- GIVEN INSTRUCTION -
What is the number of lines containing the word "matplotlib"? Please answer with that number and nothing more.
[START GIVEN MATERIAL]
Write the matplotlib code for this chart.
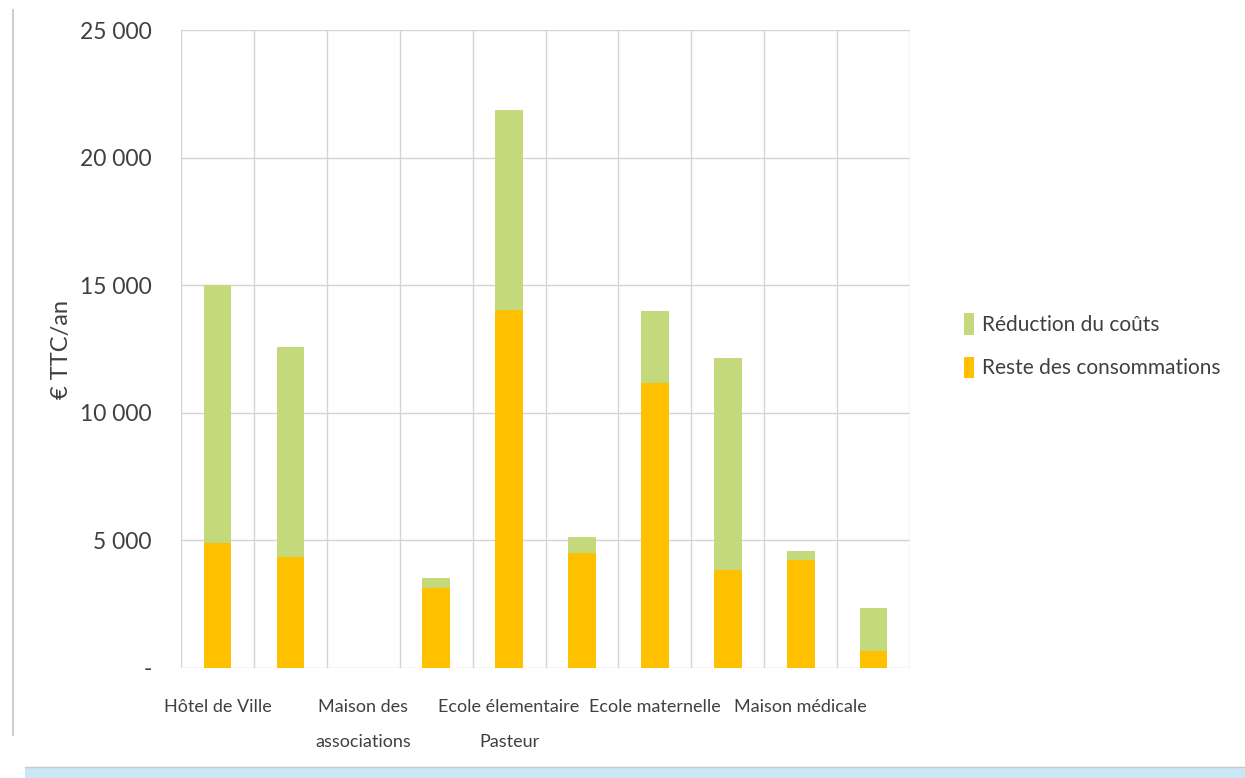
import numpy as np
import matplotlib
matplotlib.use("Agg")
import matplotlib.pyplot as plt
import matplotlib.patches as patch

plt.rcParams['font.family'] = ['Lato', 'DejaVu Sans']

# data (EUR TTC / an)
batiments = ["Hôtel de Ville", "", "Maison des\nassociations", "", "Ecole élementaire\nPasteur",
             "", "Ecole maternelle", "", "Maison médicale", ""]
reste_conso = [4900, 4350, 0, 3140, 14040, 4500, 11170, 3840, 4250, 650]
reduction = [10100, 8230, 0, 390, 7840, 640, 2830, 8320, 350, 1700]

yticks = [0, 5000, 10000, 15000, 20000, 25000]
ytick_labels = ["-", "5 000", "10 000", "15 000", "20 000", "25 000"]

c_orange = "#ffc000"
c_green = "#c4d97c"
c_grid = "#d4d4d4"
c_text = "#404040"

fig = plt.figure(figsize=(12.45, 7.78), dpi=100)
ax = fig.add_axes([0.1454, 0.1414, 0.5856, 0.82])

x = np.arange(len(batiments))
ax.bar(x, reste_conso, width=0.38, color=c_orange, label="Reste des consommations", zorder=3)
ax.bar(x, reduction, width=0.38, bottom=reste_conso, color=c_green, label="Réduction du coûts", zorder=3)

ax.set_xlim(-0.5, len(batiments) - 0.5)
ax.set_ylim(0, 25000)
ax.set_yticks(yticks)
ax.set_yticklabels(ytick_labels, fontsize=16.5, color=c_text)
ax.set_xticks(x)
ax.set_xticklabels(batiments, fontsize=13, color=c_text, linespacing=2.5)
ax.tick_params(axis="both", length=0)
ax.tick_params(axis="y", pad=21)
ax.tick_params(axis="x", pad=22)

# grid: horizontal at ticks, vertical at category boundaries
ax.yaxis.grid(True, color=c_grid, lw=1, zorder=0)
for b in np.arange(-0.5, len(batiments), 1.0):
    ax.axvline(b, color=c_grid, lw=1, zorder=0)

for s in ["top", "right", "left", "bottom"]:
    ax.spines[s].set_visible(False)

ax.set_ylabel("€ TTC/an", fontsize=17, color=c_text, labelpad=6)

handles, labels = ax.get_legend_handles_labels()
ax.legend(handles[::-1], labels[::-1], loc="center left", bbox_to_anchor=(1.048, 0.505),
          frameon=False, fontsize=15, handlelength=0.5, handleheight=1.2, handletextpad=0.35,
          labelspacing=1.05, labelcolor=c_text)

# frame decorations of the screenshot
fig.add_artist(plt.Line2D([13 / 1245, 13 / 1245], [1 - 735 / 778, 1 - 10 / 778],
                          color="#d0d0d0", lw=1.5))
fig.add_artist(patch.Rectangle((0.02, 0), 0.98, 11 / 778, transform=fig.transFigure,
                               facecolor="#cbe7f6", edgecolor="none"))
fig.add_artist(plt.Line2D([0.02, 1], [11 / 778, 11 / 778], color="#c8c8c8", lw=1))

plt.savefig("out.png", dpi=100)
[END GIVEN MATERIAL]
- SOLUTION -
5